Available data —
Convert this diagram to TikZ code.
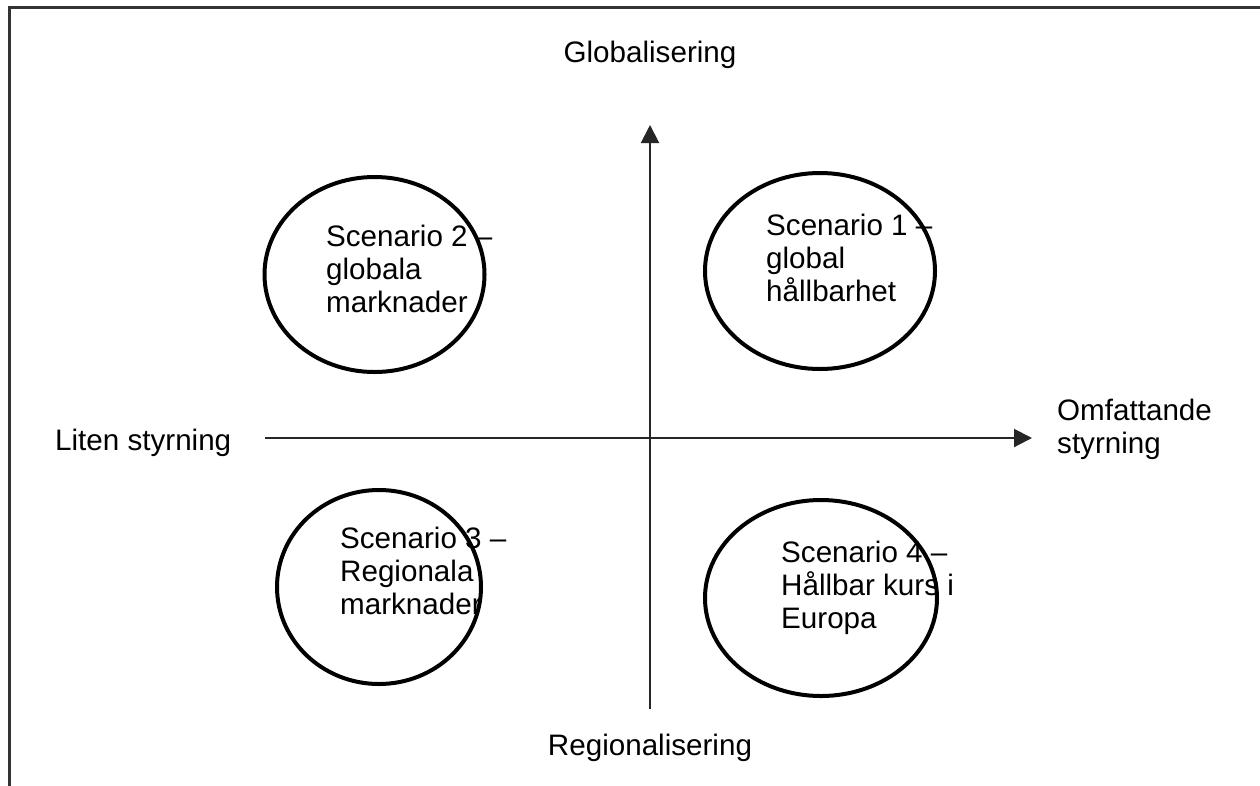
\documentclass[tikz,border=0pt]{standalone}
\usepackage{fontspec}
\setmainfont{Liberation Sans}
\usetikzlibrary{arrows.meta,shapes.geometric}
\begin{document}
\begin{tikzpicture}[x=1pt,y=-1pt,
  scen/.style={ellipse, draw=black, line width=4pt, inner sep=0pt},
  lbl/.style={font=\fontsize{29.6}{33}\selectfont, align=left, inner sep=0pt, text=black},
  axis/.style={draw=black!85, line width=2pt, -{Triangle[length=18pt,width=18pt]}},
  frame/.style={draw=black!80, line width=3pt}
]
\useasboundingbox (0,0) rectangle (1260,785);
\fill[white] (0,0) rectangle (1260,785);
% frame
\coordinate (fb) at (9,786);
\coordinate (fc) at (9,7);
\coordinate (fr) at (1261,7);
\draw[frame] (fb) -- (fc) -- (fr);
% axes
\coordinate (vb) at (650,709);
\coordinate (vt) at (650,125);
\coordinate (hl) at (265,438);
\coordinate (hr) at (1032,438);
\draw[axis] (vb) -- (vt);
\draw[axis] (hl) -- (hr);
% ellipses
\node[scen, minimum width=220pt, minimum height=195pt] (e2) at (374.5,274.5) {};
\node[scen, minimum width=230pt, minimum height=196pt] (e1) at (820,271) {};
\node[scen, minimum width=204pt, minimum height=194pt] (e3) at (379,587) {};
\node[scen, minimum width=232pt, minimum height=196pt] (e4) at (821,598) {};
% texts
\node[lbl, anchor=north west] (t2) at (326,225) {Scenario 2 --\\globala\\marknader};
\node[lbl, anchor=north west] (t1) at (766,214) {Scenario 1 --\\global\\hållbarhet};
\node[lbl, anchor=north west] (t3) at (340,527) {Scenario 3 --\\Regionala\\marknader};
\node[lbl, anchor=north west] (t4) at (781,541) {Scenario 4 --\\Hållbar kurs i\\Europa};
% axis labels
\node[lbl, anchor=base] (glob) at (650,62) {Globalisering};
\node[lbl, anchor=base] (reg) at (650,755) {Regionalisering};
\node[lbl, anchor=base west] (lit) at (55,450) {Liten styrning};
\node[lbl, anchor=north west] (omf) at (1057,399) {Omfattande\\styrning};
\end{tikzpicture}
\end{document}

Exercise task —
Give back the whole listing as it stands, minus its pictures.

Correct result —
Convert this diagram to TikZ code.
\documentclass[tikz,border=0pt]{standalone}
\usepackage{fontspec}
\setmainfont{Liberation Sans}
\usetikzlibrary{arrows.meta,shapes.geometric}
\begin{document}
\begin{tikzpicture}[x=1pt,y=-1pt,
  scen/.style={ellipse, draw=black, line width=4pt, inner sep=0pt},
  lbl/.style={font=\fontsize{29.6}{33}\selectfont, align=left, inner sep=0pt, text=black},
  axis/.style={draw=black!85, line width=2pt, -{Triangle[length=18pt,width=18pt]}},
  frame/.style={draw=black!80, line width=3pt}
]
\useasboundingbox (0,0) rectangle (1260,785);
\fill[white] (0,0) rectangle (1260,785);
% frame
\coordinate (fb) at (9,786);
\coordinate (fc) at (9,7);
\coordinate (fr) at (1261,7);
\draw[frame] (fb) -- (fc) -- (fr);
% axes
\coordinate (vb) at (650,709);
\coordinate (vt) at (650,125);
\coordinate (hl) at (265,438);
\coordinate (hr) at (1032,438);
\draw[axis] (vb) -- (vt);
\draw[axis] (hl) -- (hr);
% ellipses
\node[scen, minimum width=220pt, minimum height=195pt] (e2) at (374.5,274.5) {};
\node[scen, minimum width=230pt, minimum height=196pt] (e1) at (820,271) {};
\node[scen, minimum width=204pt, minimum height=194pt] (e3) at (379,587) {};
\node[scen, minimum width=232pt, minimum height=196pt] (e4) at (821,598) {};
% texts
\node[lbl, anchor=north west] (t2) at (326,225) {Scenario 2 --\\globala\\marknader};
\node[lbl, anchor=north west] (t1) at (766,214) {Scenario 1 --\\global\\hållbarhet};
\node[lbl, anchor=north west] (t3) at (340,527) {Scenario 3 --\\Regionala\\marknader};
\node[lbl, anchor=north west] (t4) at (781,541) {Scenario 4 --\\Hållbar kurs i\\Europa};
% axis labels
\node[lbl, anchor=base] (glob) at (650,62) {Globalisering};
\node[lbl, anchor=base] (reg) at (650,755) {Regionalisering};
\node[lbl, anchor=base west] (lit) at (55,450) {Liten styrning};
\node[lbl, anchor=north west] (omf) at (1057,399) {Omfattande\\styrning};
\end{tikzpicture}
\end{document}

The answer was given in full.